__What is required__
Copy the lines of the data below exactly, starting at the first and stopping after the line that contains "minimum width=83pt, minimum"; include no pictures.
-- start of Stored data --
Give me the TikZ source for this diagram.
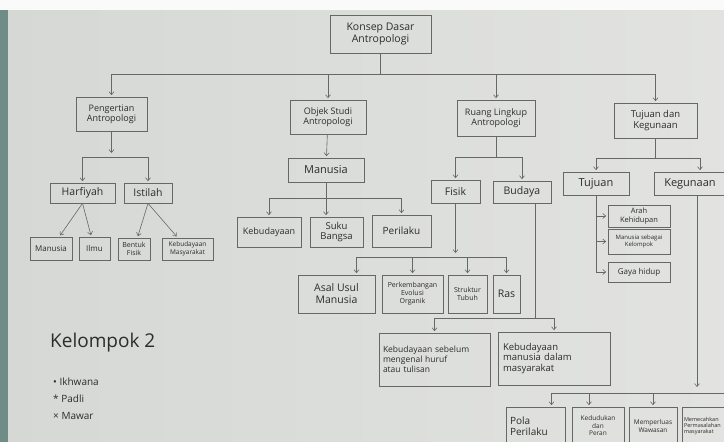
\documentclass[tikz,border=0pt]{standalone}
\usepackage{fontspec}
\setmainfont{Open Sans}
\usetikzlibrary{arrows.meta,calc}
\definecolor{paperL}{HTML}{D5D8D5}
\definecolor{paperR}{HTML}{E2E3E0}
\definecolor{pencil}{HTML}{676767}
\definecolor{ink}{HTML}{2C2C2C}
\definecolor{edge}{HTML}{6F8C86}
\newcommand{\fs}[1]{\fontsize{#1}{#1}\selectfont\setlength{\baselineskip}{1.15\baselineskip}}
\tikzset{
  box/.style={draw=pencil, line width=0.7pt, inner sep=1pt, align=center, text=ink},
  lbox/.style={box, align=left, text width=#1},
  ln/.style={draw=pencil, line width=0.6pt},
  arr/.style={ln, -{Straight Barb[length=3pt,width=5pt]}, shorten >=1.5pt},
  note/.style={text=ink, anchor=west, inner sep=0pt}
}
\begin{document}
\begin{tikzpicture}[x=1pt,y=-1pt]
\useasboundingbox (0,0) rectangle (724,442);
\begin{scope}
\clip (0,0) rectangle (724,442);
% paper
\shade[left color=paperL, right color=paperR] (0,10) rectangle (724,442);
\fill[white!96!gray] (0,0) rectangle (724,10);
\fill[edge] (0,10) rectangle (8,442);

% level 0
\node[box, minimum width=101pt, minimum height=38pt, font=\fs{10.5}] (konsep) at (380.5,34) {Konsep Dasar\\Antropologi};
% level 1
\node[box, minimum width=71pt, minimum height=34pt, font=\fs{9}] (peng) at (111.5,114) {Pengertian\\Antropologi};
\node[box, minimum width=76pt, minimum height=34pt, font=\fs{9}] (objek) at (328,117) {Objek Studi\\Antropologi};
\node[box, minimum width=78pt, minimum height=36pt, font=\fs{9}] (ruang) at (496,118) {Ruang Lingkup\\Antropologi};
\node[box, minimum width=83pt, minimum height=35pt, font=\fs{9.5}] (tujkeg) at (655.5,120.5) {Tujuan dan\\Kegunaan};

% Pengertian branch
\node[box, minimum width=65pt, minimum height=20pt, font=\fs{10.5}] (harf) at (82.5,193) {Harfiyah};
\node[box, minimum width=48pt, minimum height=20pt, font=\fs{10.5}] (istilah) at (148,193) {Istilah};
\node[box, minimum width=42pt, minimum height=23pt, font=\fs{8}] (manusiaA) at (51,248.5) {Manusia};
\node[box, minimum width=31pt, minimum height=23pt, font=\fs{8}] (ilmu) at (94.5,248.5) {Ilmu};
\node[box, minimum width=32pt, minimum height=22pt, font=\fs{7}] (bentuk) at (134,249) {Bentuk\\Fisik};
\node[box, minimum width=51pt, minimum height=22pt, font=\fs{6.5}] (kebmas) at (187.5,249) {Kebudayaan\\Masyarakat};

% Objek branch
\node[box, minimum width=76pt, minimum height=24pt, font=\fs{11}] (manusiaB) at (326,170) {Manusia};
\node[box, minimum width=64pt, minimum height=30pt, font=\fs{9}] (kebud) at (269,232) {Kebudayaan};
\node[box, minimum width=53pt, minimum height=30pt, font=\fs{9.5}] (suku) at (336.5,232) {Suku\\Bangsa};
\node[box, minimum width=59pt, minimum height=32pt, font=\fs{10}] (perilaku) at (401.5,231) {Perilaku};

% Ruang branch
\node[box, minimum width=49pt, minimum height=23pt, font=\fs{10.5}] (fisik) at (455.5,191.5) {Fisik};
\node[box, minimum width=58pt, minimum height=22pt, font=\fs{10.5}] (budaya) at (522,192) {Budaya};
\node[box, minimum width=77pt, minimum height=38pt, font=\fs{10.5}] (asal) at (336.5,294) {Asal Usul\\Manusia};
\node[box, minimum width=61pt, minimum height=38pt, font=\fs{7}] (perkem) at (412.5,294) {Perkembangan\\Evolusi\\Organik};
\node[box, minimum width=39pt, minimum height=38pt, font=\fs{7}] (struktur) at (467.5,294) {Struktur\\Tubuh};
\node[box, minimum width=27pt, minimum height=38pt, font=\fs{10.5}] (ras) at (506.5,294) {Ras};
\node[lbox=103pt, minimum height=53pt, font=\fs{8.5}, inner xsep=4pt] (kebseb) at (434.5,359.5) {Kebudayaan sebelum\\mengenal huruf\\atau tulisan\\[6pt]};
\node[lbox=102pt, minimum height=53pt, font=\fs{9.5}, inner xsep=5pt] (kebman) at (554,358.5) {Kebudayaan\\manusia dalam\\masyarakat\\[4pt]};

% Tujuan branch
\node[box, minimum width=66pt, minimum height=23pt, font=\fs{11}] (tujuan) at (596,183.5) {Tujuan};
\node[box, minimum width=72pt, minimum height=23pt, font=\fs{11}] (kegunaan) at (690,183.5) {Kegunaan};
\node[box, minimum width=62pt, minimum height=22pt, font=\fs{7.5}] (arah) at (639,216) {Arah\\Kehidupan};
\node[box, minimum width=62pt, minimum height=25pt, font=\fs{6}] (mansb) at (639,241.5) {Manusia sebagai\\Kelompok};
\node[box, minimum width=62pt, minimum height=20pt, font=\fs{8}] (gaya) at (639,272) {Gaya hidup};

% bottom row
\node[lbox=51pt, minimum height=38pt, font=\fs{10}, inner xsep=4pt] (pola) at (535.5,426) {Pola\\Perilaku};
\node[box, minimum width=52pt, minimum height=38pt, font=\fs{6.5}] (keduduk) at (598,426) {Kedudukan\\dan\\Peran};
\node[box, minimum width=48pt, minimum height=38pt, font=\fs{6.5}] (memper) at (653,426) {Memperluas\\Wawasan};
\node[lbox=54pt, minimum height=38pt, font=\fs{5.5}, inner xsep=2pt] (memec) at (711,426) {Memecahkan\\Permasalahan\\masyarakat\\[6pt]};

% group note
\node[note, font=\fs{19}] (kel) at (50,343) {Kelompok 2};
\node[note, font=\fs{10}] (m1) at (53,382) {\textbullet\ Ikhwana};
\node[note, font=\fs{10}] (m2) at (53,399) {* Padli};
\node[note, font=\fs{10}] (m3) at (53,416) {× Mawar};

% junctions
\coordinate (b1) at (380.5,74);
\coordinate (b2) at (111.5,157);
\coordinate (b3) at (326,198);
\coordinate (b4) at (496,157);
\coordinate (b5) at (455.5,257);
\coordinate (b6) at (535,318);
\coordinate (b7) at (655.5,158);
\coordinate (b8) at (697,393);
\coordinate (b9) at (724,393);

% connectors level 0 -> 1
\draw[ln] (konsep) -- (b1);
\draw[arr] (b1) -| (peng);
\draw[arr] (b1) -| (objek);
\draw[arr] (b1) -| (ruang);
\draw[arr] (b1) -| (tujkeg);

% Pengertian
\draw[arr, shorten >=4pt] (peng) -- (b2);
\draw[arr] (b2) -| (harf);
\draw[arr] (b2) -| (istilah);
\draw[arr] (harf.south) -- (manusiaA);
\draw[arr] (harf.south) -- (ilmu);
\draw[arr] (istilah.south) -- (bentuk);
\draw[arr] (istilah.south) -- (kebmas);

% Objek
\draw[arr] (objek) -- (manusiaB);
\draw[ln] (manusiaB) -- (b3);
\draw[arr] (b3) -| (kebud);
\draw[arr] (b3) -- (b3 |- suku.north);
\draw[arr] (b3) -| (perilaku);

% Ruang
\draw[ln] (ruang) -- (b4);
\draw[arr] (b4) -| (fisik);
\draw[arr] (b4) -| (budaya);
\draw[arr, shorten >=4pt] (fisik) -- (b5);
\draw[arr] (b5) -| ([xshift=20pt]asal.north);
\draw[arr] (b5) -| (perkem);
\draw[arr] (b5) -| (struktur);
\draw[arr] (b5) -| (ras);
\draw[ln] ([xshift=13pt]budaya.south) -- (b6);
\draw[arr] (b6) -| (kebseb);
\draw[arr] (b6) -| (kebman);

% Tujuan dan Kegunaan
\draw[ln] (tujkeg) -- (b7);
\draw[arr] (b7) -| (tujuan);
\draw[arr] (b7) -| ([xshift=10pt]kegunaan.north);
\draw[ln] (tujuan) -- (tujuan.south |- gaya);
\draw[arr] (tujuan.south |- arah) -- (arah);
\draw[arr] (tujuan.south |- mansb) -- (mansb);
\draw[arr] (tujuan.south |- gaya) -- (gaya);
\draw[arr, shorten >=6pt] ([xshift=7pt]kegunaan.south) -- (b8);
\draw[ln] ([xshift=16pt]pola.north |- b8) -- (b9);
\draw[arr] ([xshift=16pt]pola.north |- b8) -- ([xshift=16pt]pola.north);
\draw[arr] ([xshift=-9pt]keduduk.north |- b8) -- ([xshift=-9pt]keduduk.north);
\draw[arr] (memper.north |- b8) -- (memper.north);
\end{scope}
\end{tikzpicture}
\end{document}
-- end of Stored data --
__Solution to this exercise__
Give me the TikZ source for this diagram.
\documentclass[tikz,border=0pt]{standalone}
\usepackage{fontspec}
\setmainfont{Open Sans}
\usetikzlibrary{arrows.meta,calc}
\definecolor{paperL}{HTML}{D5D8D5}
\definecolor{paperR}{HTML}{E2E3E0}
\definecolor{pencil}{HTML}{676767}
\definecolor{ink}{HTML}{2C2C2C}
\definecolor{edge}{HTML}{6F8C86}
\newcommand{\fs}[1]{\fontsize{#1}{#1}\selectfont\setlength{\baselineskip}{1.15\baselineskip}}
\tikzset{
  box/.style={draw=pencil, line width=0.7pt, inner sep=1pt, align=center, text=ink},
  lbox/.style={box, align=left, text width=#1},
  ln/.style={draw=pencil, line width=0.6pt},
  arr/.style={ln, -{Straight Barb[length=3pt,width=5pt]}, shorten >=1.5pt},
  note/.style={text=ink, anchor=west, inner sep=0pt}
}
\begin{document}
\begin{tikzpicture}[x=1pt,y=-1pt]
\useasboundingbox (0,0) rectangle (724,442);
\begin{scope}
\clip (0,0) rectangle (724,442);
% paper
\shade[left color=paperL, right color=paperR] (0,10) rectangle (724,442);
\fill[white!96!gray] (0,0) rectangle (724,10);
\fill[edge] (0,10) rectangle (8,442);

% level 0
\node[box, minimum width=101pt, minimum height=38pt, font=\fs{10.5}] (konsep) at (380.5,34) {Konsep Dasar\\Antropologi};
% level 1
\node[box, minimum width=71pt, minimum height=34pt, font=\fs{9}] (peng) at (111.5,114) {Pengertian\\Antropologi};
\node[box, minimum width=76pt, minimum height=34pt, font=\fs{9}] (objek) at (328,117) {Objek Studi\\Antropologi};
\node[box, minimum width=78pt, minimum height=36pt, font=\fs{9}] (ruang) at (496,118) {Ruang Lingkup\\Antropologi};
\node[box, minimum width=83pt, minimum height=35pt, font=\fs{9.5}] (tujkeg) at (655.5,120.5) {Tujuan dan\\Kegunaan};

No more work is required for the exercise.